The 2012 Oscar Nominated Animated, Live Action, and Documentary Short Films are currently playing at the IFC Center.
This year’s Oscar nominees in the Animated Short Films category are illuminated by their desolate settings and underlying sense of melancholy. Depicting relationships between lonely, isolated characters and their epic landscapes, they capture men, boys, mutants, and chickens struggling to find meaning in their limited time upon the vast empty spaces of the silver screen and a fading planet. Amid expansive vistas of western prairies, English gardens, desert plains, urban wastelands, boundless oceans, and moons saturated with starlight, unlikely heroes animated in conspicuously disparate styles grapple with solitude, loneliness, and despair, their own and the world’s.
Alternately whimsical and sinister, the five nominated films veer between moments of heartache and fancy, gentle humor and emotional devastation. The best of the group by a wide margin is “Wild Life,” a Canadian film that explores the hopes and disappointments of youth with depth and understatement. Set in 1909, this accomplished piece of animated literature follows a young Englishman seeking thrills and adventure on the Canadian frontier, comparing the creation and erosion of his dreams to the “eccentric” trajectory of a comet. Reminiscent of revisionist westerns like John Williams’ “Butcher’s Crossing” and Jim Jarmusch’s “Dead Man,” it has an intelligence and sense of purpose distinctly lacking in mainstream American animation.
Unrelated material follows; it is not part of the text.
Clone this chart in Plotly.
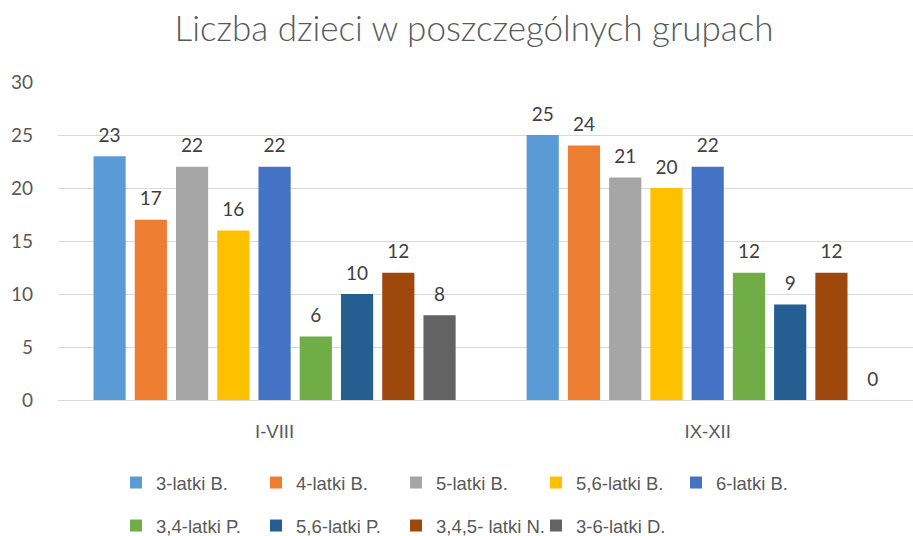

“The Fantastic Flying Books of Mr. Morris Lessmore,” a silent work with shades of Buster Keaton that plays like an American response to the recent Jacques Tati-inspired “L'Illusionniste,” tells the story of an avid reader who rediscovers happiness when he finds a library of magical books after a tornado destroys his former world. Along with “La Luna,” it features the kind of work that Pixar and Dreamworks should strive for on a more consistent basis in their feature films. Playing alongside the nominated films are four ecologically-themed “Highly Commended” titles, the most entertaining of which is “Skylight,” a public service announcement about the dangers of global warming that features a variety of exploding aviary and terrestrial lifeforms, especially demented penguins. It’s like an animated propaganda film directed by Werner Herzog.